◆ Set task ◆
Transcribe the entries below exactly; leave every image out.

◆ Data for this task ◆
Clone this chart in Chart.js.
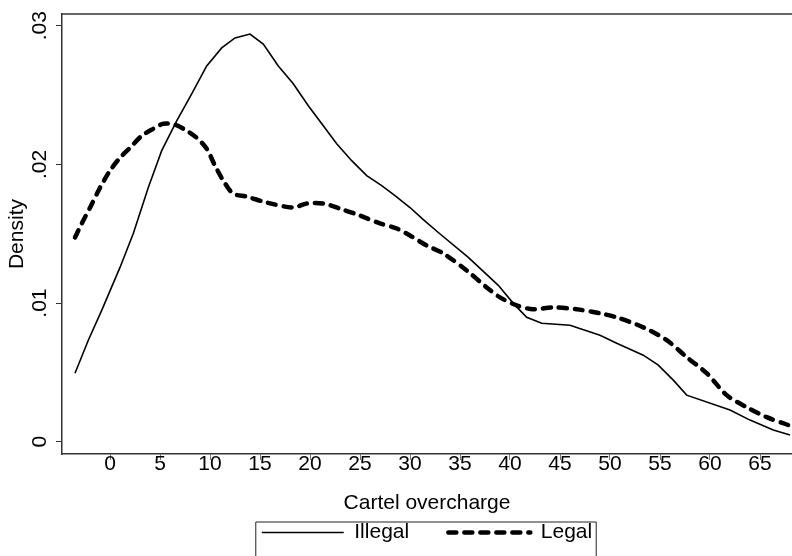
<!DOCTYPE html>
<html lang="en">
<head>
  <meta charset="UTF-8">
  <title>Cartel overcharge density</title>
  <script src="https://cdn.jsdelivr.net/npm/chart.js"></script>
  <style>
    html, body {
      margin: 0;
      padding: 0;
      background: #fff;
      overflow: hidden;
    }
    #wrap {
      position: relative;
      width: 792px;
      height: 556px;
    }
  </style>
</head>
<body>
  <div id="wrap"><canvas id="chart"></canvas></div>

  <script>
    // values (x = overcharge, y = density)
    const illegalX = [-3.5, -2.17, -0.83, 1.0, 2.33, 3.83, 5.17, 6.67, 8.17, 9.67, 11.17, 12.5, 14.0, 15.33,
      16.83, 18.33, 19.83, 21.33, 22.67, 24.17, 25.67, 27.17, 28.5, 30.0, 31.33, 32.83, 35.83, 38.83,
      40.33, 41.67, 43.17, 46.0, 49.0, 50.67, 53.33, 54.83, 56.33, 57.67, 62.0, 64.0, 66.33, 68.0];
    const illegalY = [0.00494, 0.00732, 0.00947, 0.01257, 0.01502, 0.01833, 0.02099, 0.02314, 0.02509,
      0.0271, 0.0284, 0.02912, 0.0294, 0.02868, 0.0271, 0.02581, 0.02423, 0.02279, 0.02149, 0.02027,
      0.01919, 0.01847, 0.01775, 0.01689, 0.01602, 0.01509, 0.01329, 0.01128, 0.00998, 0.00897,
      0.00854, 0.0084, 0.00768, 0.0071, 0.00624, 0.00552, 0.00444, 0.00336, 0.00228, 0.00156,
      0.00084, 0.00048];

    const legalX = [-3.5, -2.83, -2.0, -1.0, 0.0, 1.0, 2.0, 3.17, 4.33, 5.33, 6.5, 7.67, 8.67, 9.67, 10.5,
      11.33, 12.33, 13.67, 15.67, 18.33, 19.67, 21.33, 23.0, 25.0, 27.0, 28.67, 30.0, 31.67, 33.33,
      35.67, 37.67, 39.0, 40.67, 42.33, 44.33, 46.67, 49.0, 50.67, 53.33, 55.67, 57.67, 59.67, 61.67,
      63.67, 65.67, 67.83];
    const legalY = [0.01473, 0.01573, 0.01688, 0.01832, 0.01955, 0.02048, 0.0212, 0.02206, 0.02257,
      0.02293, 0.02286, 0.02243, 0.02192, 0.02113, 0.01991, 0.01883, 0.01789, 0.01768, 0.01725,
      0.01689, 0.01718, 0.01718, 0.01681, 0.01631, 0.01574, 0.01538, 0.01487, 0.01415, 0.01358,
      0.01235, 0.01113, 0.01041, 0.00983, 0.00955, 0.00969, 0.00955, 0.00926, 0.00897, 0.00825,
      0.00732, 0.0061, 0.00494, 0.00336, 0.00249, 0.00177, 0.0012];

    const xTicks = [0, 5, 10, 15, 20, 25, 30, 35, 40, 45, 50, 55, 60, 65];
    const yTicks = [0, 0.01, 0.02, 0.03];

    const FONT = '"Liberation Sans", Arial, Helvetica, sans-serif';
    const AXIS = '#333';

    function toPoints(xs, ys) {
      return xs.map((x, i) => ({ x: x, y: ys[i] }));
    }

    // top frame line + box round the legend
    const framePlugin = {
      id: 'frame',
      afterDraw(chart) {
        const ctx = chart.ctx;
        const a = chart.chartArea;
        ctx.save();
        ctx.strokeStyle = AXIS;
        ctx.lineWidth = 1.5;
        ctx.beginPath();
        ctx.moveTo(a.left, a.top);
        ctx.lineTo(a.right + 2, a.top);
        ctx.stroke();

        const hb = chart.legend.legendHitBoxes;
        if (hb && hb.length) {
          const first = hb[0];
          const last = hb[hb.length - 1];
          const left = first.left - 6;
          const right = last.left + last.width + 4;
          const top = first.top;
          ctx.lineWidth = 1;
          ctx.strokeStyle = '#222';
          ctx.beginPath();
          ctx.moveTo(left, chart.height + 5);
          ctx.lineTo(left, top);
          ctx.lineTo(right, top);
          ctx.lineTo(right, chart.height + 5);
          ctx.stroke();
        }
        ctx.restore();
      }
    };

    new Chart(document.getElementById('chart'), {
      type: 'line',
      data: {
        datasets: [{
          label: 'Illegal',
          data: toPoints(illegalX, illegalY),
          borderColor: '#000',
          backgroundColor: '#000',
          borderWidth: 1.6,
          pointRadius: 0,
          tension: 0,
          fill: false
        }, {
          label: 'Legal',
          data: toPoints(legalX, legalY),
          borderColor: '#000',
          backgroundColor: '#000',
          borderWidth: 4.5,
          borderDash: [8, 8],
          borderCapStyle: 'round',
          pointRadius: 0,
          tension: 0.3,
          fill: false
        }]
      },
      options: {
        responsive: true,
        maintainAspectRatio: false,
        animation: false,
        layout: { padding: { top: 13, left: 0, right: 0, bottom: 3 } },
        plugins: {
          tooltip: { enabled: false },
          legend: {
            position: 'bottom',
            fullSize: false,
            labels: {
              usePointStyle: true,
              pointStyle: 'line',
              pointStyleWidth: 82,
              padding: 10,
              color: '#000',
              font: { family: FONT, size: 21 },
              generateLabels(chart) {
                const items = Chart.defaults.plugins.legend.labels.generateLabels(chart);
                items.forEach((it, i) => {
                  const ds = chart.data.datasets[it.datasetIndex];
                  it.pointStyle = 'line';
                  it.lineDash = ds.borderDash || [];
                  it.lineCap = ds.borderCapStyle || 'butt';
                  it.lineWidth = ds.borderWidth;
                  if (i === 0) it.text = it.text + '     ';
                });
                return items;
              }
            }
          }
        },
        scales: {
          x: {
            type: 'linear',
            min: -4.8,
            max: 68.2,
            afterBuildTicks(scale) {
              scale.ticks = xTicks.map(v => ({ value: v }));
            },
            afterFit(scale) {
              scale.height = 58;
            },
            ticks: {
              autoSkip: false,
              maxRotation: 0,
              padding: -8,
              color: '#000',
              font: { family: FONT, size: 21 },
              callback: v => String(v)
            },
            grid: {
              drawOnChartArea: false,
              drawTicks: true,
              tickLength: 6,
              color: '#777'
            },
            border: { display: true, color: AXIS, width: 1.5 },
            title: {
              display: true,
              text: 'Cartel overcharge',
              color: '#000',
              font: { family: FONT, size: 21 },
              padding: { top: 0, bottom: -4 }
            }
          },
          y: {
            type: 'linear',
            min: -0.000885,
            max: 0.03084,
            afterBuildTicks(scale) {
              scale.ticks = yTicks.map(v => ({ value: v }));
            },
            afterFit(scale) {
              scale.width = 62;
            },
            ticks: {
              minRotation: 90,
              maxRotation: 90,
              crossAlign: 'center',
              padding: 1.5,
              color: '#000',
              font: { family: FONT, size: 21 },
              callback: v => v === 0 ? '0' : v.toFixed(2).replace(/^0/, '')
            },
            grid: {
              drawOnChartArea: false,
              drawTicks: true,
              tickLength: 6,
              color: '#333'
            },
            border: { display: true, color: AXIS, width: 1.5 },
            title: {
              display: true,
              text: 'Density',
              color: '#000',
              font: { family: FONT, size: 21 },
              padding: { top: 5, bottom: 0 }
            }
          }
        }
      },
      plugins: [framePlugin]
    });
  </script>
</body>
</html>
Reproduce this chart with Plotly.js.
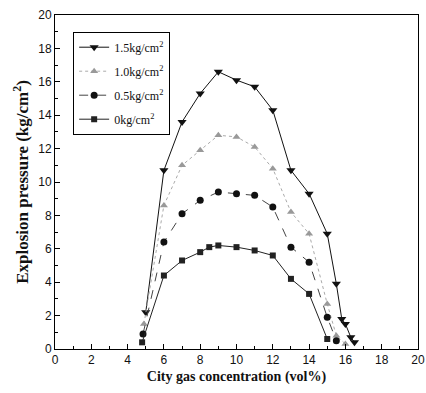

◆ The reply ◆
Clone this chart in Chart.js.
<!DOCTYPE html>
<html lang="en">
<head>
  <meta charset="UTF-8">
  <title>Cartel overcharge density</title>
  <script src="https://cdn.jsdelivr.net/npm/chart.js"></script>
  <style>
    html, body {
      margin: 0;
      padding: 0;
      background: #fff;
      overflow: hidden;
    }
    #wrap {
      position: relative;
      width: 792px;
      height: 556px;
    }
  </style>
</head>
<body>
  <div id="wrap"><canvas id="chart"></canvas></div>

  <script>
    // values (x = overcharge, y = density)
    const illegalX = [-3.5, -2.17, -0.83, 1.0, 2.33, 3.83, 5.17, 6.67, 8.17, 9.67, 11.17, 12.5, 14.0, 15.33,
      16.83, 18.33, 19.83, 21.33, 22.67, 24.17, 25.67, 27.17, 28.5, 30.0, 31.33, 32.83, 35.83, 38.83,
      40.33, 41.67, 43.17, 46.0, 49.0, 50.67, 53.33, 54.83, 56.33, 57.67, 62.0, 64.0, 66.33, 68.0];
    const illegalY = [0.00494, 0.00732, 0.00947, 0.01257, 0.01502, 0.01833, 0.02099, 0.02314, 0.02509,
      0.0271, 0.0284, 0.02912, 0.0294, 0.02868, 0.0271, 0.02581, 0.02423, 0.02279, 0.02149, 0.02027,
      0.01919, 0.01847, 0.01775, 0.01689, 0.01602, 0.01509, 0.01329, 0.01128, 0.00998, 0.00897,
      0.00854, 0.0084, 0.00768, 0.0071, 0.00624, 0.00552, 0.00444, 0.00336, 0.00228, 0.00156,
      0.00084, 0.00048];

    const legalX = [-3.5, -2.83, -2.0, -1.0, 0.0, 1.0, 2.0, 3.17, 4.33, 5.33, 6.5, 7.67, 8.67, 9.67, 10.5,
      11.33, 12.33, 13.67, 15.67, 18.33, 19.67, 21.33, 23.0, 25.0, 27.0, 28.67, 30.0, 31.67, 33.33,
      35.67, 37.67, 39.0, 40.67, 42.33, 44.33, 46.67, 49.0, 50.67, 53.33, 55.67, 57.67, 59.67, 61.67,
      63.67, 65.67, 67.83];
    const legalY = [0.01473, 0.01573, 0.01688, 0.01832, 0.01955, 0.02048, 0.0212, 0.02206, 0.02257,
      0.02293, 0.02286, 0.02243, 0.02192, 0.02113, 0.01991, 0.01883, 0.01789, 0.01768, 0.01725,
      0.01689, 0.01718, 0.01718, 0.01681, 0.01631, 0.01574, 0.01538, 0.01487, 0.01415, 0.01358,
      0.01235, 0.01113, 0.01041, 0.00983, 0.00955, 0.00969, 0.00955, 0.00926, 0.00897, 0.00825,
      0.00732, 0.0061, 0.00494, 0.00336, 0.00249, 0.00177, 0.0012];

    const xTicks = [0, 5, 10, 15, 20, 25, 30, 35, 40, 45, 50, 55, 60, 65];
    const yTicks = [0, 0.01, 0.02, 0.03];

    const FONT = '"Liberation Sans", Arial, Helvetica, sans-serif';
    const AXIS = '#333';

    function toPoints(xs, ys) {
      return xs.map((x, i) => ({ x: x, y: ys[i] }));
    }

    // top frame line + box round the legend
    const framePlugin = {
      id: 'frame',
      afterDraw(chart) {
        const ctx = chart.ctx;
        const a = chart.chartArea;
        ctx.save();
        ctx.strokeStyle = AXIS;
        ctx.lineWidth = 1.5;
        ctx.beginPath();
        ctx.moveTo(a.left, a.top);
        ctx.lineTo(a.right + 2, a.top);
        ctx.stroke();

        const hb = chart.legend.legendHitBoxes;
        if (hb && hb.length) {
          const first = hb[0];
          const last = hb[hb.length - 1];
          const left = first.left - 6;
          const right = last.left + last.width + 4;
          const top = first.top;
          ctx.lineWidth = 1;
          ctx.strokeStyle = '#222';
          ctx.beginPath();
          ctx.moveTo(left, chart.height + 5);
          ctx.lineTo(left, top);
          ctx.lineTo(right, top);
          ctx.lineTo(right, chart.height + 5);
          ctx.stroke();
        }
        ctx.restore();
      }
    };

    new Chart(document.getElementById('chart'), {
      type: 'line',
      data: {
        datasets: [{
          label: 'Illegal',
          data: toPoints(illegalX, illegalY),
          borderColor: '#000',
          backgroundColor: '#000',
          borderWidth: 1.6,
          pointRadius: 0,
          tension: 0,
          fill: false
        }, {
          label: 'Legal',
          data: toPoints(legalX, legalY),
          borderColor: '#000',
          backgroundColor: '#000',
          borderWidth: 4.5,
          borderDash: [8, 8],
          borderCapStyle: 'round',
          pointRadius: 0,
          tension: 0.3,
          fill: false
        }]
      },
      options: {
        responsive: true,
        maintainAspectRatio: false,
        animation: false,
        layout: { padding: { top: 13, left: 0, right: 0, bottom: 3 } },
        plugins: {
          tooltip: { enabled: false },
          legend: {
            position: 'bottom',
            fullSize: false,
            labels: {
              usePointStyle: true,
              pointStyle: 'line',
              pointStyleWidth: 82,
              padding: 10,
              color: '#000',
              font: { family: FONT, size: 21 },
              generateLabels(chart) {
                const items = Chart.defaults.plugins.legend.labels.generateLabels(chart);
                items.forEach((it, i) => {
                  const ds = chart.data.datasets[it.datasetIndex];
                  it.pointStyle = 'line';
                  it.lineDash = ds.borderDash || [];
                  it.lineCap = ds.borderCapStyle || 'butt';
                  it.lineWidth = ds.borderWidth;
                  if (i === 0) it.text = it.text + '     ';
                });
                return items;
              }
            }
          }
        },
        scales: {
          x: {
            type: 'linear',
            min: -4.8,
            max: 68.2,
            afterBuildTicks(scale) {
              scale.ticks = xTicks.map(v => ({ value: v }));
            },
            afterFit(scale) {
              scale.height = 58;
            },
            ticks: {
              autoSkip: false,
              maxRotation: 0,
              padding: -8,
              color: '#000',
              font: { family: FONT, size: 21 },
              callback: v => String(v)
            },
            grid: {
              drawOnChartArea: false,
              drawTicks: true,
              tickLength: 6,
              color: '#777'
            },
            border: { display: true, color: AXIS, width: 1.5 },
            title: {
              display: true,
              text: 'Cartel overcharge',
              color: '#000',
              font: { family: FONT, size: 21 },
              padding: { top: 0, bottom: -4 }
            }
          },
          y: {
            type: 'linear',
            min: -0.000885,
            max: 0.03084,
            afterBuildTicks(scale) {
              scale.ticks = yTicks.map(v => ({ value: v }));
            },
            afterFit(scale) {
              scale.width = 62;
            },
            ticks: {
              minRotation: 90,
              maxRotation: 90,
              crossAlign: 'center',
              padding: 1.5,
              color: '#000',
              font: { family: FONT, size: 21 },
              callback: v => v === 0 ? '0' : v.toFixed(2).replace(/^0/, '')
            },
            grid: {
              drawOnChartArea: false,
              drawTicks: true,
              tickLength: 6,
              color: '#333'
            },
            border: { display: true, color: AXIS, width: 1.5 },
            title: {
              display: true,
              text: 'Density',
              color: '#000',
              font: { family: FONT, size: 21 },
              padding: { top: 5, bottom: 0 }
            }
          }
        }
      },
      plugins: [framePlugin]
    });
  </script>
</body>
</html>
Reproduce this chart with Plotly.js.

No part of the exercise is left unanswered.